AMEN AMEN AMEN, Steve. You could not have hit it on the head any better. Thanks and Good Luck. Blessings will follow you.
Hi Steve,
I too was very pleased to find that you came on board to run the website. I’ve been a fan of your material on the Resurgent, as well as your blog. I’m the one who suggested recently, you get on the Hewitt show. I think I read that JD made some guest appearances recently too.
I was contacted by a member of the Federalist, Tricia Morris, and had a nice chat. I mentioned to her that I could supply a steady stream of links for Information Security, as I follow them very closely. I’ve even written a few blog posts for
https://GrahamCluley.com, and am in the list of contributors.
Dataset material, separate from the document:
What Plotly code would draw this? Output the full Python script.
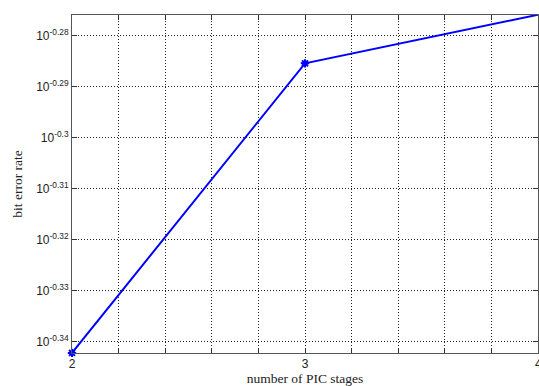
import numpy as np
import plotly.graph_objects as go

stages = [2, 3, 4]
ber = [0.4548, 0.5183, 0.5298]

x_ticks = [2, 2.2, 2.4, 2.6, 2.8, 3, 3.2, 3.4, 3.6, 3.8, 4]
x_ticklabels = ["2", "", "", "", "", "3", "", "", "", "", ""]
x_last_label = "4"
y_exponents = [-0.34, -0.33, -0.32, -0.31, -0.3, -0.29, -0.28]
y_ticklabels = ["10<sup>-0.34</sup>", "10<sup>-0.33</sup>", "10<sup>-0.32</sup>",
                "10<sup>-0.31</sup>", "10<sup>-0.3</sup>", "10<sup>-0.29</sup>",
                "10<sup>-0.28</sup>"]

fig = go.Figure()
fig.add_trace(go.Scatter(
    x=stages, y=ber, mode="lines+markers",
    line=dict(color="#0000ff", width=2),
    marker=dict(symbol="asterisk-open", size=7, color="#0000ff",
                line=dict(color="#0000ff", width=2)),
    cliponaxis=False,
))

fig.add_annotation(
    x=stages[-1], xref="x", y=0, yref="paper", yanchor="top",
    text=x_last_label, showarrow=False, yshift=-2,
    font=dict(family="Liberation Sans, Arial", size=12, color="#222"),
)

fig.update_layout(
    width=539, height=386,
    margin=dict(l=72, r=1, t=15, b=33),
    paper_bgcolor="white", plot_bgcolor="white",
    showlegend=False,
    font=dict(family="Liberation Sans, Arial", size=11, color="#222"),
)
fig.update_xaxes(
    range=[2, 4], tickvals=x_ticks, ticktext=x_ticklabels,
    ticks="inside", ticklen=5, tickcolor="#333",
    showline=True, linecolor="#555", linewidth=1, mirror="ticks",
    showgrid=True, gridcolor="#222", griddash="1px,2px", gridwidth=1,
    zeroline=False,
    title=dict(text="number of PIC stages",
               font=dict(family="Liberation Serif, Times New Roman", size=13.5, color="#222"),
               standoff=2),
    tickfont=dict(size=12),
)
fig.update_yaxes(
    type="log", range=[-0.3422, -0.27594],
    tickvals=[10 ** e for e in y_exponents], ticktext=y_ticklabels,
    ticks="inside", ticklen=5, tickcolor="#333",
    showline=True, linecolor="#555", linewidth=1, mirror="ticks",
    showgrid=True, gridcolor="#222", griddash="1px,2px", gridwidth=1,
    zeroline=False,
    title=dict(text="bit error rate",
               font=dict(family="Liberation Serif, Times New Roman", size=13.5, color="#222"),
               standoff=10),
    tickfont=dict(size=12),
)

fig.write_html("out.html", config={"displayModeBar": False},
               post_script="document.body.style.margin='0';document.body.style.overflow='hidden';")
I was invited to do so, but do to other issues, I’ve not been active lately.
I also suggested several software solutions that leadership should use, to protect yourselves, as well as the organization.
Anyways, thanks for all the hard work. It really shows and I hope inspires others to help spread the word.
PS. I voted in my first presidential election in 80 for Reagan of course, I was just eligible by several months. I’ll never forget the look of astonishment on my bosses face, (he also was president of the school board) besides owning a glad shop, and was firmly a liberal. It was funny when he asked me what I thought I was doing there? Not knowing, I blurted out “peanut picker has got to go!” while standing in a long line. He promptly let me know that was a no, no, but, the cat was out of the bag ? and of course, Michigan went for Reagan in a big way. You know, Auto industry.